Diskurspolitisch verließ ja schon „Reloaded“ das Philosophie-Seminar und mutierte dabei zum Esoterik-Gemischtwarenladen; in „Revolutions“ bricht sich die Melange aus New Age, Multikulti und japanischem Zeichentrick nun endgültig Bahn. Auch Programme können Liebe oder Hass empfinden, brauchen Zuwendung und, ja, den Beistand der Menschen: Weil das wild gewordene Agentenprogramm Smith (Hugo Weaving) die gesamte Matrix samt Einwohnern aufgesaugt hat, muss Neo nicht nur die Rettung der Menschheit, sondern auch die der Unabhängigkeit des Cyberspace übernehmen. Diese-Plotwendung könnte glatt aus der Feder eines Open-Source-Verfechters stammen: Software will frei sein.

Zweifellos hat die „Matrix“-Filmreihe das Gesicht des Actionspektakel-Films verändert. Längst werden Look und Style der Reihe (laut Presseheft die „visionäre Kombination brutal-eleganter Action“) von anderen Produktionen abgekupfert. Aber das postmoderne Zeichen-Patchwork aus Verweisen auf „Alice im Wunderland“, Bibel, griechische Mythologie und Hong-Kong-Kino wirkte nur so lange überzeugend, wie das Spiel mit den Zitaten offen blieb und Raum ließ, die Fäden in der eigenen Fantasie weiter zu spinnen, die Null-Metapher vom „System“ je nach Belieben auf den Kapitalismus, den Überwachungsstaat oder gleich die Wirklichkeit selbst zu projizieren. Die Brüder Wachowski, so heißt es, sollen große Fans von Hermann Hesse sein. Der hat bekanntlich gesagt: „Jedem Anfang wohnt ein Zauber inne.“ In der forcierten Anstrengung, mit der sich die Filmreihe ins popkulturelle Gedächtnis einschreiben will (Videospiel „Enter the Matrix“, „Animatrix“-Kurzfilme), um sich zur Science-Fiction-Saga à la „Star Trek“ auszuweiten und ein geschlossenes mythologisches Universum mit zahllosen Nebenfiguren und Nebenhandlungen zu erschaffen, haben sich diese Beliebigkeit und das referenzielle Spiel quasi entpostmodernisiert, vereindeutigt. „Revolutions“ ist wieder in der Moderne angekommen: Es herrscht Krieg, und Entscheidungen müssen getroffen werden. Hermann Hesse trifft auf Carl Schmitt.

„Reloaded“, der bereits im Sommer lief, und „Revolutions“ wurden Rücken an Rücken gedreht. Um die zahllosen Abteilungen der Blockbuster-Produktion – allein über eintausend Special-Effects-Leute sollen mitgewirkt haben – zusammenzuhalten, wurde der „Zion Mainframe“ entwickelt, ein zentraler Rechner, der zum Informationsaustausch genutzt wurde und zur Koordination.

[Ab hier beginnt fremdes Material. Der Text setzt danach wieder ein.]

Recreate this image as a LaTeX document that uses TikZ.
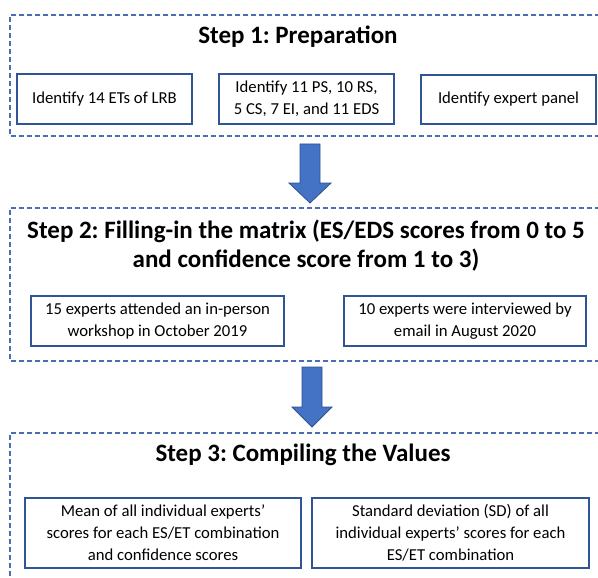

Der scheint irgendwann auch die Entwicklung der Story übernommen zu haben, anders lässt sich nicht erklären, dass die Programme in „Revolutions“ bisweilen um einiges menschlicher wirken als die bis an die Zähne bewaffneten Rebellen.

Auch beim Kampf um Zion sind die angreifenden Roboter durchweg organisch modelliert, während sich die Menschen in martialisch anmutende Kampfroboter zwängen müssen, um ihre Festung zu verteidigen: Tintenfische im Tiefflug gegen Körperpanzer. Und während die überlebenden Menschen angestrengt die Trümmer ihrer Zivilisation aufräumen, dürfen sich die Programme entspannt auf der Parkbank zurücklehnen, um den virtuellen Sonnenaufgang zu genießen.

„Matrix Revolutions“, Regie: Andy und Larry Wachowski. Mit Keanu Reeves, Carrie-Anne Moss u. a., USA 2002, 129 Min.